Date: 2010-12-16 11:06 pm (UTC)
From: [identity profile] sartorias.livejournal.com
I've been following the Jackie Fabers from the beginning, though I confess the later ones have pleased me less and less. The first three I enjoyed.

Date: 2010-12-17 03:06 pm (UTC)
From: [identity profile] ellen-kushner.livejournal.com
That seems to happen a lot to series. I always wonder if it's that the author has lost the original impetus, and is being urged by Market Forces to keep going past the natural life of their story . . . or if the writer just gets lazy . . . or if we readers just get more demanding & discenerning as we go. I'm sure it varies from case to case. But it is one of the reasons I announced loudly after SWORDSPOINT that it would *not* have a sequel (a decision I sometimes now regret - not that I had any ideas for one, but still....!)

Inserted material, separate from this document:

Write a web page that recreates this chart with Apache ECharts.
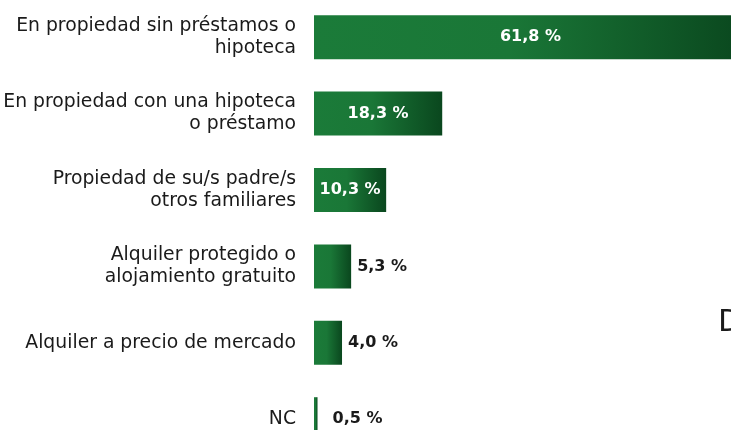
<!DOCTYPE html>
<html>
<head>
<meta charset="utf-8">
<style>html,body{margin:0;padding:0;background:#fff;}#c{width:731px;height:430px;}</style>
<script src="https://cdn.jsdelivr.net/npm/echarts@6/dist/echarts.min.js"></script>
</head>
<body>
<div id="c"></div>
<script>
const categories = [
  "En propiedad sin préstamos o\nhipoteca",
  "En propiedad con una hipoteca\no préstamo",
  "Propiedad de su/s padre/s\notros familiares",
  "Alquiler protegido o\nalojamiento gratuito",
  "Alquiler a precio de mercado",
  "NC"
];
const values = [61.8, 18.3, 10.3, 5.3, 4.0, 0.5];
const valueLabels = ["61,8 %", "18,3 %", "10,3 %", "5,3 %", "4,0 %", "0,5 %"];

const chart = echarts.init(document.getElementById('c'), null, {renderer: 'canvas'});
const grad = new echarts.graphic.LinearGradient(0, 0, 1, 0, [
  {offset: 0, color: '#1b7b39'},
  {offset: 0.45, color: '#1a7737'},
  {offset: 1, color: '#0a471e'}
]);
const data = values.map((v, i) => {
  const inside = v > 8;
  return {
    value: v,
    label: {
      show: true,
      position: inside ? 'inside' : 'right',
      distance: inside ? 5 : (v < 1 ? 15 : 6),
      color: inside ? '#ffffff' : '#1a1a1a',
      formatter: () => valueLabels[i]
    }
  };
});
chart.setOption({
  animation: false,
  grid: {left: 314, top: -1, width: 433, height: 458.4, containLabel: false, outerBoundsMode: 'none'},
  xAxis: {type: 'value', min: 0, max: 61.8, show: false},
  yAxis: {
    type: 'category',
    inverse: true,
    data: categories,
    axisLine: {show: false},
    axisTick: {show: false},
    axisLabel: {
      margin: 18,
      align: 'right',
      fontFamily: 'DejaVu Sans',
      fontSize: 18.8,
      lineHeight: 22,
      color: '#1a1a1a'
    }
  },
  series: [{
    type: 'bar',
    data: data,
    barWidth: 44,
    itemStyle: {color: grad},
    label: {
      fontFamily: 'DejaVu Sans',
      fontWeight: 'bold',
      fontSize: 16
    }
  }],
  graphic: [{
    type: 'text',
    left: 718,
    top: 307,
    style: {text: 'D', fontFamily: 'DejaVu Sans', fontWeight: 'normal', fontSize: 31, fill: '#1a1a1a'}
  }]
});
</script>
</body>
</html>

Date: 2010-12-17 03:21 pm (UTC)
From: [identity profile] sartorias.livejournal.com
I suspect sometimes the author gets to writing too fast, and sometimes they had no idea it was going to be a series, so its arc goes diffuse. (Not like a roman fleuve, whose arc is envisioned from the beginning.)

In this case, I don't care for for certain aspects that keep cropping up more and more frequently, while the personalities are slowly becoming more cardboard for me.